Western inaction, Iran’s look to the east policy

Tehran, IRNA - The Look to the East policy has been one of the most important foreign policy approaches of the Islamic Republic of Iran and the new administration has adopted the approach to protect Iran’s interest at the international level.

A glance at Iran’s last three decades indicates that the look-to-the-East policy was strengthened after the eight-year war with Iraq and the Soviet disintegration. The look to the West policy temporarily gained weight in Iran’s foreign policy, but the measures taken by the US and Western countries convinced Iran to revive the previous approach and improve relations with Russia and China.

The look-to-the-East policy seeks to balance Iran’s political and economic relationship with the West and Southeast Asia.

After the new administration took office in August 2021, the policy was further formalized and the administration seriously put it on the agenda.

Meanwhile, Iran’s long-awaited permanent membership in Shanghai Cooperation Organization (SCO) was accepted, providing an opportunity for the new administration for further strengthening ties with neighbors and Asian economic powers like China, Russia, and India, as members of the SCO.

Iran also signed a free trade agreement with Eurasian Economic Union (EAEU) to boost economic ties with its member sates: Russia, Kazakhstan, Belarus, Kyrgyzstan and Armenia.

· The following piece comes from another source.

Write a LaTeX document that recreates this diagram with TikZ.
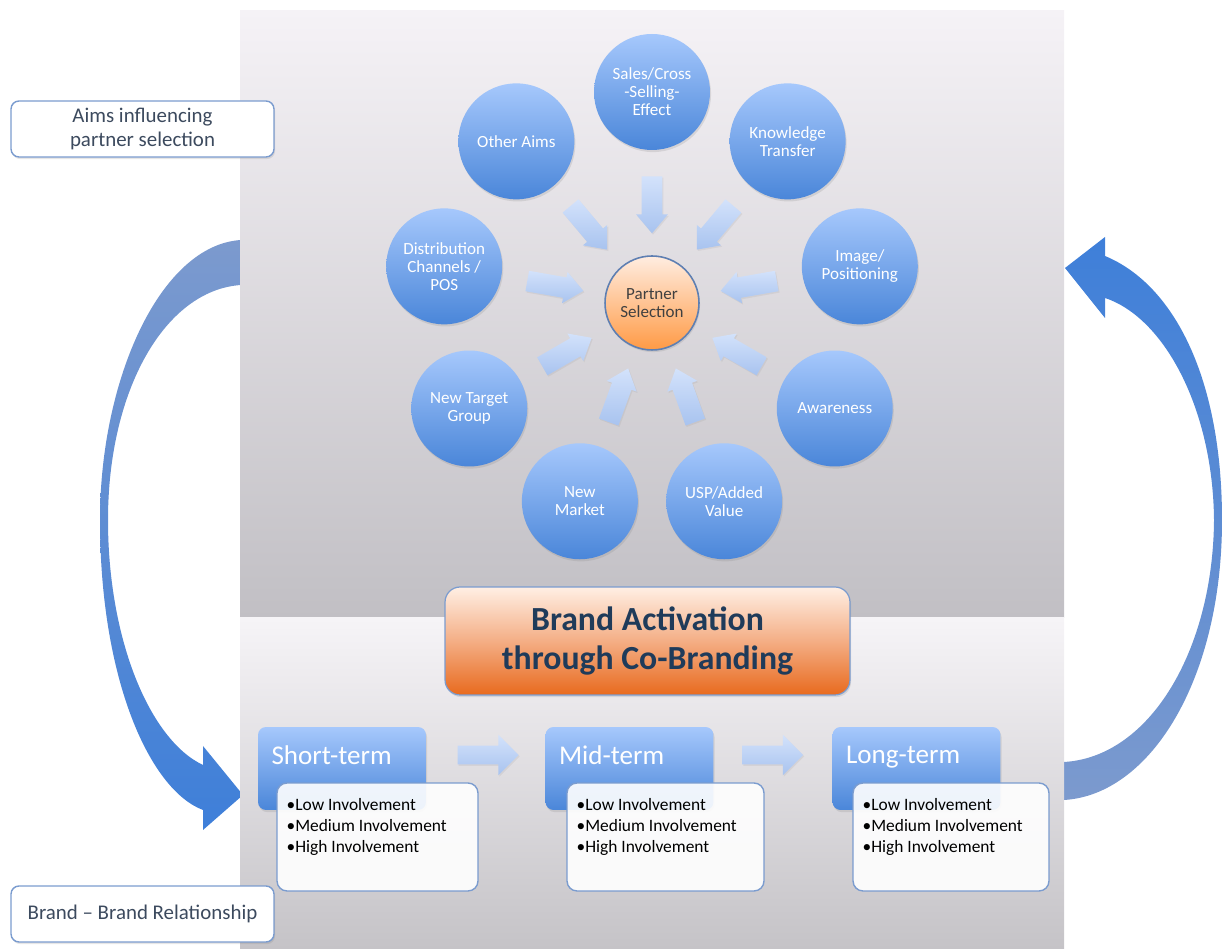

Iran’s foreign trade with the EAEU members saw a 93-percent increase in Q2 of 2021.

The EAEU has increased the share of national currencies in the trade between member states and non-member trade partners to 70 percent. This could help Iran decrease dependency on dollar in foreign trade which would mitigate the impact of US sanctions.

Another event that could be considered pivotal to Iran’s look-to-the-East policy was the signing of a 25-year comprehensive strategic cooperation document with China, which also improved Iran’s economic position in the SCO.

Attracting a lot of attention in the international arena, the document was widely deemed as a measure to counter US policy against Iran, as Chinese investment would pour fresh blood into the Iranian economy.

The document has outlined a road map for extensive economic and security cooperation between Tehran and Beijing, paving the way for billions of dollars of Chinese investment in energy, banking, communications, ports, railroads, and several other sectors.

The strategic cooperation will also benefit Iran in China-Pakistan corridor and China’s Belt and Road Initiative.

All this has been achieved by Iran in a time that the Western countries failed to comply with their commitments in the 2015 nuclear deal, while Iran fully implemented the deal and remained compliant with it even after the US withdrawal which led to restoring the sanctions removed by the Joint Comprehensive Plan of Action (JCPOA) in 2015.